— Они не сделали мир лучше?! Они лишили его равновесия. Ты думаешь, болезни — это безусловное зло? А как тогда регулировать численность популяции? И если на одном дереве плоды лучше и сочнее, значит, это дерево забрало воду и соки у своих соседей. Не надо менять орбиты планет, обещая, что на новой орбите климат будет лучше, воздух чище, а жизнь слаще. Воздух будет чище — значит, будет грязнее вода. Люди перестанут болеть, значит, наступит голод и есть будет нечего… У каждой медали есть другая сторона.
В глазах Матвея не было понимания и сочувствия. Он смотрел на нее с жалостью. Разве что не гладил по голове.
— Мам, равновесия не бывает, ты не знала? Равновесие — это равная скорость протекания прямого и обратного процесса.
— Откуда ты такой умный на мою голову взялся, — проворчала Елена Михайловна.

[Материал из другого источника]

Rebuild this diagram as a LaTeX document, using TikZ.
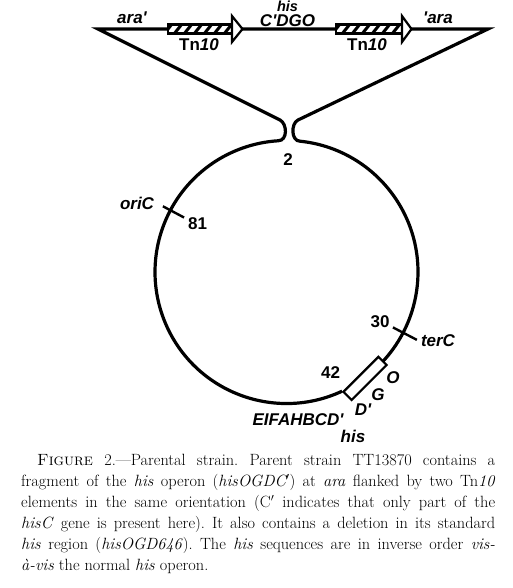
\documentclass[tikz,border=0pt]{standalone}
\usepackage{fontspec}
\newfontfamily\lblfont{Liberation Sans}
\usetikzlibrary{calc}

\tikzset{
  chrom/.style={line width=3.2pt, line join=miter},
  tick/.style={line width=2.4pt},
  lbl/.style={font=\lblfont\bfseries\itshape\fontsize{17}{17}\selectfont, inner sep=0pt},
  num/.style={font=\lblfont\bfseries\fontsize{17}{17}\selectfont, inner sep=0pt},
  caption/.style={font=\fontsize{16.3}{21}\selectfont\frenchspacing, text width=474pt, align=justify, inner sep=0pt},
}

\begin{document}
\begin{tikzpicture}[x=1pt,y=1pt]
      \useasboundingbox (0,0) rectangle (513,-588);
      \coordinate (c) at (286.5,-272);

      % chromosome with the ara loop
      \draw[chrom] (c) ++(-65:131.5) arc[start angle=-65, end angle=-266.3, radius=131.5]
        .. controls +(10,0) and (287.1,-123.6) .. (280,-120)
        -- (98,-29) -- (488,-29) -- (298,-120)
        .. controls (290.8,-123.4) and (291,-141.2) .. (300,-141.2)
        arc[start angle=84.1, end angle=-43, radius=131.5];

      % Tn10 elements
      \foreach \xa/\xb/\xt in {168/232/242.5, 336/402/411.5} {
        \fill[white] (\xa,-24.5) rectangle (\xb,-33.5);
        \begin{scope}
          \clip (\xa,-24.5) rectangle (\xb,-33.5);
          \foreach \s in {0,10,...,70}
            \draw[line width=3pt] (\xa+\s-4,-34) -- (\xa+\s+4,-24);
        \end{scope}
        \draw[line width=2.2pt] (\xa,-24.5) rectangle (\xb,-33.5);
        \draw[line width=2.2pt, fill=white, line join=miter] (\xb,-16) -- (\xt,-29) -- (\xb,-42) -- cycle;
      }

      % his box and markers
      \node[draw, line width=2.2pt, fill=white, rotate=45, minimum width=49.5pt,
            minimum height=11.6pt, inner sep=0pt] (hisbox) at (365,-378.4) {};
      \draw[tick] ($(c)+(152:116)$) -- ($(c)+(152:140)$);
      \draw[tick] ($(c)+(-27.5:120)$) -- ($(c)+(-27.5:147)$);

      \begin{scope}[every node/.style={lbl}]
        \node (araL)  at (132,-18)  {ara'};
        \node[font=\lblfont\bfseries\itshape\fontsize{14.5}{14.5}\selectfont] (hisT) at (287.5,-6) {his};
        \node (cdgo)  at (287.5,-20.8) {C'DGO};
        \node (araR)  at (438,-18)  {'ara};
        \node (tnA)   at (199,-45)  {\upshape Tn\itshape 10};
        \node (tnB)   at (367,-45)  {\upshape Tn\itshape 10};
        \node (oric)  at (137,-203) {oriC};
        \node (terc)  at (438,-340.7) {terC};
        \node (genO)  at (393,-378) {O};
        \node (genG)  at (378,-395) {G};
        \node (genD)  at (363,-410) {D'};
        \node (genE)  at (298,-420) {EIFAHBCD'};
        \node (hisB)  at (353,-436) {his};
      \end{scope}

      \begin{scope}[every node/.style={num}]
        \node (m2)  at (288,-160)   {2};
        \node (m81) at (197.5,-224) {81};
        \node (m30) at (380,-322)   {30};
        \node (m42) at (330.5,-372.7) {42};
      \end{scope}

      \node[caption, anchor=north west] (cap) at (21,-454) {%
        \hspace*{16pt}\textsc{Figure} 2.---Parental strain. Parent strain TT13870 contains a\linebreak
        fragment of the \textit{his} operon (\textit{hisOGDC$'$}) at \textit{ara} flanked by two Tn\textit{10}\linebreak
        elements in the same orientation (C$'$ indicates that only part of the\linebreak
        \textit{hisC} gene is present here). It also contains a deletion in its standard\linebreak
        \textit{his} region (\textit{hisOGD646}). The \textit{his} sequences are in inverse order \textit{vis-}\linebreak
        \textit{à-vis} the normal \textit{his} operon.};

    \end{tikzpicture}
\end{document}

Меньше всего на свете ей хотелось дискутировать на тему определений. Больше всего на свете ей хотелось найти ту, которая искалечила ее сына и отрезать голову ей. Что такого они делают с людьми, что они за несколько часов превращаются в таких вот, совершенно чужих, зомбированных существ, отрицающих все, в чем они были воспитаны.

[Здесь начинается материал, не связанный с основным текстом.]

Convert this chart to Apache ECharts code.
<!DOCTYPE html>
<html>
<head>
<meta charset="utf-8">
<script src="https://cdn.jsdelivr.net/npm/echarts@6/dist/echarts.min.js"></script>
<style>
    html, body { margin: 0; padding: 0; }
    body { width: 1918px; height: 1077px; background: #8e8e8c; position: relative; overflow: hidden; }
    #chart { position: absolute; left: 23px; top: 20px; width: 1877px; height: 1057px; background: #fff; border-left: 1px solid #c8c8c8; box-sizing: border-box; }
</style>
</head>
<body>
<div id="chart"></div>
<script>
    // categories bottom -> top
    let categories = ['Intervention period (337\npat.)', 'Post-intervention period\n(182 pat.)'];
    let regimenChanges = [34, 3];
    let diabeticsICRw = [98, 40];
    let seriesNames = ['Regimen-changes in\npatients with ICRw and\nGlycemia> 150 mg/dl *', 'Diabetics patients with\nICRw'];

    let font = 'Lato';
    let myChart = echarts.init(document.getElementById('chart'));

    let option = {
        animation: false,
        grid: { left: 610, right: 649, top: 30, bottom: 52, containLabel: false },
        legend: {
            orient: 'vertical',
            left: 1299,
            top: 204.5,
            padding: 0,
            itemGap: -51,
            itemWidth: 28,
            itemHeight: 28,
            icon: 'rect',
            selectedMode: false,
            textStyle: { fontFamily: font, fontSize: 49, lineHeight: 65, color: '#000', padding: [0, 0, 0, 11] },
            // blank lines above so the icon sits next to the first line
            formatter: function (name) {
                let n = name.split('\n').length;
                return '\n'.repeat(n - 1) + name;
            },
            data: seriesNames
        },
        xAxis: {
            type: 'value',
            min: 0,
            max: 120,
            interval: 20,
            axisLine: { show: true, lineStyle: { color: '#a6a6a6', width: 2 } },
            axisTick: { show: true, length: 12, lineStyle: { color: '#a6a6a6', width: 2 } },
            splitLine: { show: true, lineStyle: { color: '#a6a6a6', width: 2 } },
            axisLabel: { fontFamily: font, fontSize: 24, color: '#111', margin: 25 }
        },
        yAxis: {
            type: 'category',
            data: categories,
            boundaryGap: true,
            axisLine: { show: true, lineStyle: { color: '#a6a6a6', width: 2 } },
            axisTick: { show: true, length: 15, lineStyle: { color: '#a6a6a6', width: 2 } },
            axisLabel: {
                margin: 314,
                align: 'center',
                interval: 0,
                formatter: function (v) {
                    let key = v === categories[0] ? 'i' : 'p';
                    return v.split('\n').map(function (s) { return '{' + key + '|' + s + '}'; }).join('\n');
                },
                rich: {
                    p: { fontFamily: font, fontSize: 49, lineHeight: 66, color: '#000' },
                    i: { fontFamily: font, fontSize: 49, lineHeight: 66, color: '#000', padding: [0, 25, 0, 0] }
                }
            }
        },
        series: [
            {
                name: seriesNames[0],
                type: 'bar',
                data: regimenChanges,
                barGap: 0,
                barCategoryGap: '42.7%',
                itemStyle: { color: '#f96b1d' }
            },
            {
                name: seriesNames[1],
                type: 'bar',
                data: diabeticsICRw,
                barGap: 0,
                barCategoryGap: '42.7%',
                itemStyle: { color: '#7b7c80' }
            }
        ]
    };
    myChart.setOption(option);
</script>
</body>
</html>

— Слушай, мам, так я и не понял, почему ты волнуешься, — вдруг прервал ее размышления Матвей. — Если я охотник, то нож сломается и все. Я же не этот… как вы там их называете. Почему я должен умереть?
— Потому что сейчас ты — такой как они. Она изменила тебя. Превратила в свое подобие. Говорят, им достаточно прикоснуться, чтобы заживить раны, остановить кровь, вернуть зрение или навсегда избавить от хромоты…

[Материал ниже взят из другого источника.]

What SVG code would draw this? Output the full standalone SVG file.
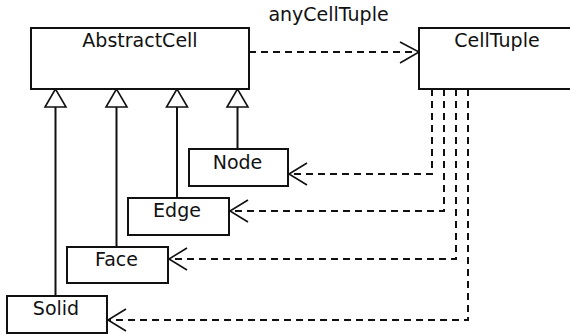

— Ерунда все это. Она не останавливала мне кровь прикосновением, она держала бинт, пока кровь не перестала идти.
— Ну, может, она делает это словами, — дернула плечами Елена Михайловна, — откуда мне знать, как они делают это с живыми людьми. Я, знаешь ли, никогда не разговаривала с живыми эльфами. Но я вижу тебя и понимаю, что сильно недооценивала слухи, которые о них ходят. Надо было верить всему и запоминать даже самые нелепые истории.
— Да что же со мной не так?
— А ты не чувствуешь?
Он покачал головой из стороны в сторону.
— Не чувствую. Какой я был, таким я и остался…
— Ты иначе пахнешь. Ты не злишься. Я тебя несколько раз оскорбила, ты даже не заметил. Ты заботишься обо мне, хотя раньше никогда так не делал.
— И тебе за это все хочется меня убить?
— Пока нет. Но я не знаю, что будет, когда перестройка закончится.
Матвей пожал плечами.
— Поживем — увидим. Ты отцу хотела позвонить — так звони. А то через час он на работу уйдет.
— А ты смотри мне, не засыпай!
— Хорошо, — ответил Матвей и улыбнулся.
— И что ты мне предлагаешь? — разговор тянулся непростительно долго, Елена Михайловна уже начала посматривать в сторону кухни. К сожалению, телефон здесь был старый, из тех, которые не взять в руку и не пойти в другую комнату, нужно было стоять, будто привязанный к аппарату. И это Елену Михайловну раздражало тоже.